IPL to AFL - Ponting promoting football in India
- Friday, May 30 2008 @ 06:37 am ACST
- Contributed by: Ash Nugent
- Views: 8,983
Yuta Kobayashi, one of the AFL's International Development Coordinators, was recently in India where he assisted AFL India with their plans to send a team to this year's International Cup. The AFL and AFL India are taking several steps to get an Indian side to the tournament, including recruiting a high profile Australian cricketer's support. |
India's football program is currently limited to Kolkata (formerly Calcutta - India's fourth largest city, situated in the country's east). AFL India has a pool of around 70 players in training and the organisation has its eyes set on talent from other sports.

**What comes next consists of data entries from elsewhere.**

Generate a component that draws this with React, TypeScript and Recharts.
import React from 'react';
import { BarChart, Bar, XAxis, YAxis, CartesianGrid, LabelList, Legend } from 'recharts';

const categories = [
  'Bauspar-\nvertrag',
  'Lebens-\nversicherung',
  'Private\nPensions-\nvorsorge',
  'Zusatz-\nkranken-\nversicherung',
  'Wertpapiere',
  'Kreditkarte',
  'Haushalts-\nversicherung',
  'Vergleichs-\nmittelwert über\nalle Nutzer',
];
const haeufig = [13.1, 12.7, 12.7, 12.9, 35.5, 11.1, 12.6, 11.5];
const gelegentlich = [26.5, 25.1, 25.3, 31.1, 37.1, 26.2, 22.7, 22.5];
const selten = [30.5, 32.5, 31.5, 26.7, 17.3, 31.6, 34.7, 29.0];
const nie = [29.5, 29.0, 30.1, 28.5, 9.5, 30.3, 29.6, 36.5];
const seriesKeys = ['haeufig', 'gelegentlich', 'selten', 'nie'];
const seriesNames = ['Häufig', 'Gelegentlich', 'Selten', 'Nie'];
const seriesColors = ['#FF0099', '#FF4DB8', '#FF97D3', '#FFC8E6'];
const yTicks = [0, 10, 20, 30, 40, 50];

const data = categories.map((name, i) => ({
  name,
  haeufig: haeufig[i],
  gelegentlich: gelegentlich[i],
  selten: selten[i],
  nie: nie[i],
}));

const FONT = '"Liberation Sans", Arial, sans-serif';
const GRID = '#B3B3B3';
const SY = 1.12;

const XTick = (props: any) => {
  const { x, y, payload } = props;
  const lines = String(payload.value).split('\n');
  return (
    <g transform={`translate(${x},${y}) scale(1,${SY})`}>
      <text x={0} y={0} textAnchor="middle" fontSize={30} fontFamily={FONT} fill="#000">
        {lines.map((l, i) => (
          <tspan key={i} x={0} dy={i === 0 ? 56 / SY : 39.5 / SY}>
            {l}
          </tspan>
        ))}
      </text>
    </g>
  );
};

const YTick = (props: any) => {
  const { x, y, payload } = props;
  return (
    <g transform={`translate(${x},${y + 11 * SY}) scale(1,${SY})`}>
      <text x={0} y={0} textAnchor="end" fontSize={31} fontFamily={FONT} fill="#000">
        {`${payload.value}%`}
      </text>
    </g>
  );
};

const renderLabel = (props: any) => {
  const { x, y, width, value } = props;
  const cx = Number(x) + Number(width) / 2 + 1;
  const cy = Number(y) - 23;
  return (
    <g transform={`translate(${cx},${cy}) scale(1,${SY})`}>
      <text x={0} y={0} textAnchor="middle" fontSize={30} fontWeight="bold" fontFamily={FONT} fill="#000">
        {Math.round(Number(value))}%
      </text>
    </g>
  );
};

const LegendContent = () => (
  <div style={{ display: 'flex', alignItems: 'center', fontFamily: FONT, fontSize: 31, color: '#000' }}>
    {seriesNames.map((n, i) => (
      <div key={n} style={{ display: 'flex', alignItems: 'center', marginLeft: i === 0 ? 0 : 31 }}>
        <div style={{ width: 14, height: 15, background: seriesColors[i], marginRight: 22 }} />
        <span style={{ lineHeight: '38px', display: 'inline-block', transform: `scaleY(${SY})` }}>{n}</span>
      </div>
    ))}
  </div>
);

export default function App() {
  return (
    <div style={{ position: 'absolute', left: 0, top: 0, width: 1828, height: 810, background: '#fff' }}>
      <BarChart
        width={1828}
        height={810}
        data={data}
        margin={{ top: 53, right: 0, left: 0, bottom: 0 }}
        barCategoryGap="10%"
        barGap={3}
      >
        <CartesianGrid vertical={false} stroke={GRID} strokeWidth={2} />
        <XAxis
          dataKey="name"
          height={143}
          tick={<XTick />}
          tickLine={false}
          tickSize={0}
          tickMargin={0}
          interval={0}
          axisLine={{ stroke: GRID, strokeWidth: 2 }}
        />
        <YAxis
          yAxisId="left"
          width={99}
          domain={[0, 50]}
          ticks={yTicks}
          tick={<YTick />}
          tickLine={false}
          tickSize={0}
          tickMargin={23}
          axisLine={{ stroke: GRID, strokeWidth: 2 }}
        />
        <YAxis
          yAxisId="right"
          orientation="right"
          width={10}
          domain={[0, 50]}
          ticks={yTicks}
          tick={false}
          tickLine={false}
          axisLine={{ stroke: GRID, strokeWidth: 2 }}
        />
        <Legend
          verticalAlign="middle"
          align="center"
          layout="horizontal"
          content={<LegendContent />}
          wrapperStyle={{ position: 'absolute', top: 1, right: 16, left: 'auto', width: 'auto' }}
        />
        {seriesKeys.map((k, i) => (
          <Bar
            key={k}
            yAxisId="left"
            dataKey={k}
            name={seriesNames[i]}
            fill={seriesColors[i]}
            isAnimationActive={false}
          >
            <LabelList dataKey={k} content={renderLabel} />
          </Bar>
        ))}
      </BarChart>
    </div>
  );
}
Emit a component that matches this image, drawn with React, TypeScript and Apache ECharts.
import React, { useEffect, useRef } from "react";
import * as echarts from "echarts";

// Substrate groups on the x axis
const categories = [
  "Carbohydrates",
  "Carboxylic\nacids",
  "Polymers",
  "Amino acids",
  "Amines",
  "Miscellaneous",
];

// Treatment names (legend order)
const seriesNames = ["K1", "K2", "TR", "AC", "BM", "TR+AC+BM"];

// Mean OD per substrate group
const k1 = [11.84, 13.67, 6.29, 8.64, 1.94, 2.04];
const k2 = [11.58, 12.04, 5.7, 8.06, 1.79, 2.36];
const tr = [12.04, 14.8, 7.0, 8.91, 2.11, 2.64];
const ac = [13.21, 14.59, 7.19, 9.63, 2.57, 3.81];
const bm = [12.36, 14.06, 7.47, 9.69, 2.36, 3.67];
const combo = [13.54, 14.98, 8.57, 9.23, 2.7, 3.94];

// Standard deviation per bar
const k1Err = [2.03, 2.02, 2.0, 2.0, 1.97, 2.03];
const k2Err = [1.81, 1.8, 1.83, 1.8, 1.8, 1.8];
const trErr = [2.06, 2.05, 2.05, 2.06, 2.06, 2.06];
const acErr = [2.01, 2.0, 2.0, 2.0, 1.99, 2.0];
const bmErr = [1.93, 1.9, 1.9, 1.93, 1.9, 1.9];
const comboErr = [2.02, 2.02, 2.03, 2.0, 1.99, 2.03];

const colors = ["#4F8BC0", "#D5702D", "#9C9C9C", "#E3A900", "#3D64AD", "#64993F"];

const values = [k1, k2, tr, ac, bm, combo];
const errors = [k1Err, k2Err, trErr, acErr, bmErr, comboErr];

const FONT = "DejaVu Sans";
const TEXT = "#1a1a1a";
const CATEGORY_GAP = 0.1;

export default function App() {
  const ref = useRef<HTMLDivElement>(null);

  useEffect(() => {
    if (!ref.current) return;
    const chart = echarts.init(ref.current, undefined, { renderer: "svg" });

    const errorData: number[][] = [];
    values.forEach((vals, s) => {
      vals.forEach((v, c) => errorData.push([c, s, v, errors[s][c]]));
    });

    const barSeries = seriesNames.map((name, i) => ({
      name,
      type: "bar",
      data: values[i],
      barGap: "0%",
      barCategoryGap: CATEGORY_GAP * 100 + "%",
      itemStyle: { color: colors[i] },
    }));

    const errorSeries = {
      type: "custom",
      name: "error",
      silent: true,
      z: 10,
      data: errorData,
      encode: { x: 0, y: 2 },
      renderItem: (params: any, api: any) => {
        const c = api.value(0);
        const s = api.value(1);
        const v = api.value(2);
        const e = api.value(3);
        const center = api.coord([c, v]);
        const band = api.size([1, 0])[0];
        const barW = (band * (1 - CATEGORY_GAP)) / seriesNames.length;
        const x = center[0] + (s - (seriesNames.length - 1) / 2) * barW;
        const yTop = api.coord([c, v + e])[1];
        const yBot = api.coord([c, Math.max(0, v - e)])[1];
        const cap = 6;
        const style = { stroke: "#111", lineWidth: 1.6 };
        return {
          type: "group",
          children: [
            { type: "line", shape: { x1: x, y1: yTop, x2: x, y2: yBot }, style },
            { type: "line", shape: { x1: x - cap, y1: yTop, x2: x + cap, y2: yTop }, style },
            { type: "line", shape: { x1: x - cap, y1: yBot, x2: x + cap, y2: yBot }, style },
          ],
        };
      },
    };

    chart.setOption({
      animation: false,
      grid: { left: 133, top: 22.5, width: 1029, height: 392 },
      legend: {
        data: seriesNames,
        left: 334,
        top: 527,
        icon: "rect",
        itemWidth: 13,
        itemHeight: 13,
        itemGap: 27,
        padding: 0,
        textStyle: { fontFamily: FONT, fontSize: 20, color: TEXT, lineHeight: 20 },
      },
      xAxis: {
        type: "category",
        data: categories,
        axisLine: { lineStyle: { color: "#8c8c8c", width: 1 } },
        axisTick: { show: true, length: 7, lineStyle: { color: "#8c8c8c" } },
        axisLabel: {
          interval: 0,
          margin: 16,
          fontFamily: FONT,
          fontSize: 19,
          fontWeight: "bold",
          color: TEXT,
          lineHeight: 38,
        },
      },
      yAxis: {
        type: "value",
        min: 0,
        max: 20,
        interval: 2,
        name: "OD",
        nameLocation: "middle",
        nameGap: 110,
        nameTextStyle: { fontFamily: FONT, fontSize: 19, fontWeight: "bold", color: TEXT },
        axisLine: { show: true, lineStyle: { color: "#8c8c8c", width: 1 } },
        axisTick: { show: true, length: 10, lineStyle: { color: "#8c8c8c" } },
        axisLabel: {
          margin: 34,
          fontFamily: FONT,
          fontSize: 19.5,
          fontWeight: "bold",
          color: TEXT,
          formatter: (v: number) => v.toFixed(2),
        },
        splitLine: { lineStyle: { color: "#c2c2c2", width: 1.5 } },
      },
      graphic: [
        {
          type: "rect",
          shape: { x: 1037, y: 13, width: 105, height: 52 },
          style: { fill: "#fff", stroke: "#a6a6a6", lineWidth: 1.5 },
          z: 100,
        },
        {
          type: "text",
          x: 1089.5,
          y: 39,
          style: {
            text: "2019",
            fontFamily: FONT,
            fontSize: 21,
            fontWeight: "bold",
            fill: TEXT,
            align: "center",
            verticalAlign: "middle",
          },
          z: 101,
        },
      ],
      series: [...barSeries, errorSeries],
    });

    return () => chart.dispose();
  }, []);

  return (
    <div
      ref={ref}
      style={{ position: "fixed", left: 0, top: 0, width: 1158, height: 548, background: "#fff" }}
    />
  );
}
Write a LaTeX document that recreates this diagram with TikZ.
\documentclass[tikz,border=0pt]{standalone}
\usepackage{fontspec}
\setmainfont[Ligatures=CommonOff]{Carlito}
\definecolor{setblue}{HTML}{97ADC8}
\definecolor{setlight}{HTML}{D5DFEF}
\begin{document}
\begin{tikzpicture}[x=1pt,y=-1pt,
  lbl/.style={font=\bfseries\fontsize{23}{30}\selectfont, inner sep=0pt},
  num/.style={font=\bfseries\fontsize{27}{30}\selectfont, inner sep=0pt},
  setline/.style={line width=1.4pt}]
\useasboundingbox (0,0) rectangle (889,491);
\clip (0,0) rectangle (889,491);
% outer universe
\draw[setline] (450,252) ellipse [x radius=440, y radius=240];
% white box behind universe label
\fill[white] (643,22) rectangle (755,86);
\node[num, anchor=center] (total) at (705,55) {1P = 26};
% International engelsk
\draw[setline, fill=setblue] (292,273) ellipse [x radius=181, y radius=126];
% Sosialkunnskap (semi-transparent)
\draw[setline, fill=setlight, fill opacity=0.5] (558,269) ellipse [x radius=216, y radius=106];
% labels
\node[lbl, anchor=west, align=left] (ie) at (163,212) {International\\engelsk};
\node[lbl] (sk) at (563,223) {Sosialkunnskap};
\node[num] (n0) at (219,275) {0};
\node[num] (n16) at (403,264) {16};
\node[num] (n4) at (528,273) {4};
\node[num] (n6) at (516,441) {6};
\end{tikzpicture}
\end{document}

The Indian team won't be the most experienced side at the International Cup, having only recently been exposed to the game, but the side will still be comprised of competent athletes.
As many Australian football leagues around the world have realised, juniors are the key to a sustained program. AFL India footballers received valuable practice whilst exposing school children to Australian football when they played an exhibition match as a curtain raiser to a school soccer final. The sport was very well received by students and teachers alike, and the viability of a schools program is being investigated.
Most encouragingly, Australian cricket captain Ricky Ponting was the special guest at an AFL function, promoting Australian football to Indian business, media and the wider community. Cricket is India's de facto national sport. Cricketers in the country are very highly regarded, with the sport often described as a religion. In recent years India has demonstrated its position as the major player in world cricket's financial wheeling and dealing, as shown by the inaugural Indian Premier League, drawing many of the planet's best cricketers to the lucrative Twenty20 tournament.
Ponting has now headed to the Caribbean as Australia takes on the West Indies, but prior to that he joined the IPL with the Kolkata Knight Riders. He's also a passionate Aussie Rules fan and the North Melbourne Football Club's number one ticket holder. The AFL has clearly recognised Ponting's ability to reach the Indian people. Perhaps other Australian cricketers with strong football links, such as Shane Warne (at one time a St Kilda reserves player and still a force in the IPL), might prove to be the key to developing Australian football in India.
On more than one occasion India has been suggested as an ideal location to develop Australian football. That's probably overlooking a few major hurdles, but hopefully Indian representation at this year's International Cup can help launch the world's second most populous nation out of the starter's blocks.